Let $a>b>0$, $n-1<a\mu \le n$, $n\in \mathbb{N}$, $f\in \mathfrak{O}$, and the condition

$$\frac{\alpha -1}{a}<\frac{\beta }{b}$$

(61)

be satisfied. Then the initial-value problem (38), (56) possesses a unique solution on the space $\mathfrak{O}$ in the form

$$y(x)=\sum _{k=0}^{n-1}{c}_k{y}_k(x)+y_f(x),$$

(62)

where the functions $y_k,k=0,\dots ,n-1$ are defined by

$$y_k(x)=\mathsf{\Gamma }(a\mu -k)\mathsf{\Gamma }\left(\beta +\frac{b}{a}(1-\alpha -a\mu +k)\right)x^{\mu -\frac{1}{a}(1-\alpha +k)}{\mathsf{\Phi }}_{(a\mu ,a\mu -k),(-b\mu ,\beta +\frac{b}{a}(1-\alpha -a\mu +k)}(-\rho x^{\mu }),$$

(63)

and the function $y_f$ is given by the formula

$$y_f(x)=g(x)+(g\stackrel{\lambda }{\ast }{y}_{\mathsf{\Phi }})(x),$$

(64)

with

$$g(x)=(I_{1/a}^{-\alpha -a\mu ,a\mu }f)(x),y_{\mathsf{\Phi }}(x)=\rho x^{\mu -\lambda }{\mathsf{\Phi }}_{(a\mu ,1-\alpha +a(\mu -\lambda )),(-b\mu ,\beta -b(\mu -\lambda )}(-\rho x^{\mu })$$

and the convolution $\stackrel{\lambda }{\ast }$ defined as follows:

$$(f\stackrel{\lambda }{\ast }g)(x)=(I_{1/a}^{1-2\alpha -a\lambda ,\alpha +a\lambda -1}{}_{*}{P}_{1/b}^{\beta ,\beta +b\lambda }f\circ g)(x)$$

(65)

with

$$(f\circ g)(x)=x^{\lambda }{\int }_0^1{\int }_0^1{\tau }_1^{-\alpha }{(1-{\tau }_1)}^{-\alpha }{\tau }_2^{\beta -1}{(1-{\tau }_2)}^{\beta -1}f\left(\frac{x{\tau }_1^a}{{\tau }_2^b}\right)g\left(\frac{x{(1-{\tau }_1)}^a}{{(1-{\tau }_2)}^b}\right)d{\tau }_{1}d{\tau }_2.$$

(66)

The function $y_f$ satisfies the inhomogeneous Equation (55) and homogeneous initial conditions, whereas the functions $y_k,k=0,\dots ,n-1$ satisfy the homogeneous Equation (55) ($f(x)\equiv 0,x>0$) and the initial conditions ($k=0,\dots ,n-1,j=0,\dots ,n-1$)

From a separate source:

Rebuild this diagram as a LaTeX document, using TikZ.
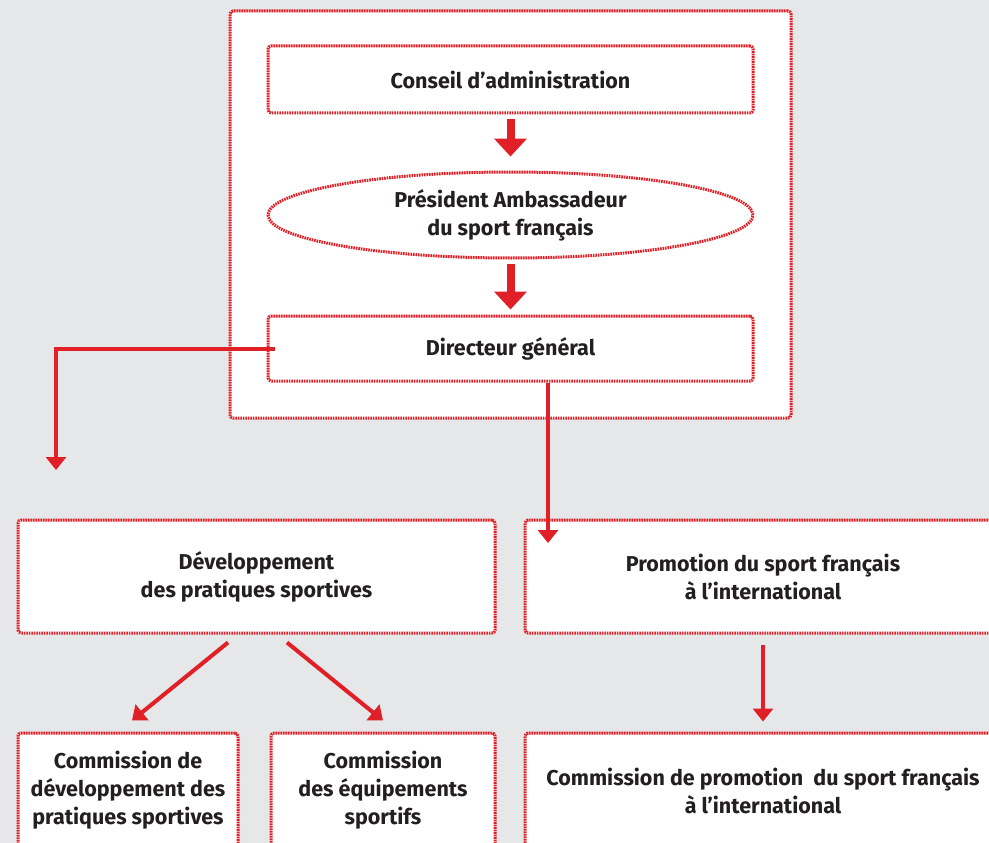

$$\underset{x\to 0}{lim}{x}^{\frac{1}{a}(1-\alpha -a\mu +j)}\prod _{i=j+1}^{n-1}\left(1-\alpha -a\mu +i+ax\frac{d}{dx}\right)y_k(x)=\left\{\begin{array}{c}1,j=k,\hfill \\ 0,j\ne k.\hfill \end{array}\right.$$

(67)

In the formulation of the theorem, the space of functions denoted by $\mathfrak{O}$ consists of the functions that are continuous on the semi-axis $]0,\infty [$ and can be represented as the convergent power series with the power functions weights in some neighborhoods $U_{{ϵ}_1}(0)$ and $U_{{ϵ}_2}(+\infty )$ of the points $x=0$ and $x=+\infty$, respectively, i.e., in the form

$$f(x)=x^{\alpha }\sum _{k=0}^{\infty }{a}_k{(x^{\rho })}^k,\rho >0,x\in U_{{ϵ}_1}(0),$$

(68)

and

$$f(x)=x^{\beta }\sum _{k=0}^{\infty }{b}_k{(x^{-\sigma })}^k,\sigma >0,x\in U_{{ϵ}_2}(+\infty ).$$

(69)

The functions from $\mathfrak{O}$ have a power law asymptotic behavior at the points 0 and $+\infty$ that appears to be an appropriate asymptotics for solutions of the fractional differential equations that contain both the left- and right-hand sided Erdélyi-Kober fractional derivatives.

Finally, we mention that the results formulated in Theorem 9 remain valid also in the case of the Equation (55) with a negative parameter ρ under the additional condition $a/3<b$. This can be proved by the operational method presented in [32] and employing the asymptotic behavior of the four-parameters Wright function of the second kind on the positive semi-axis given in Theorem 4.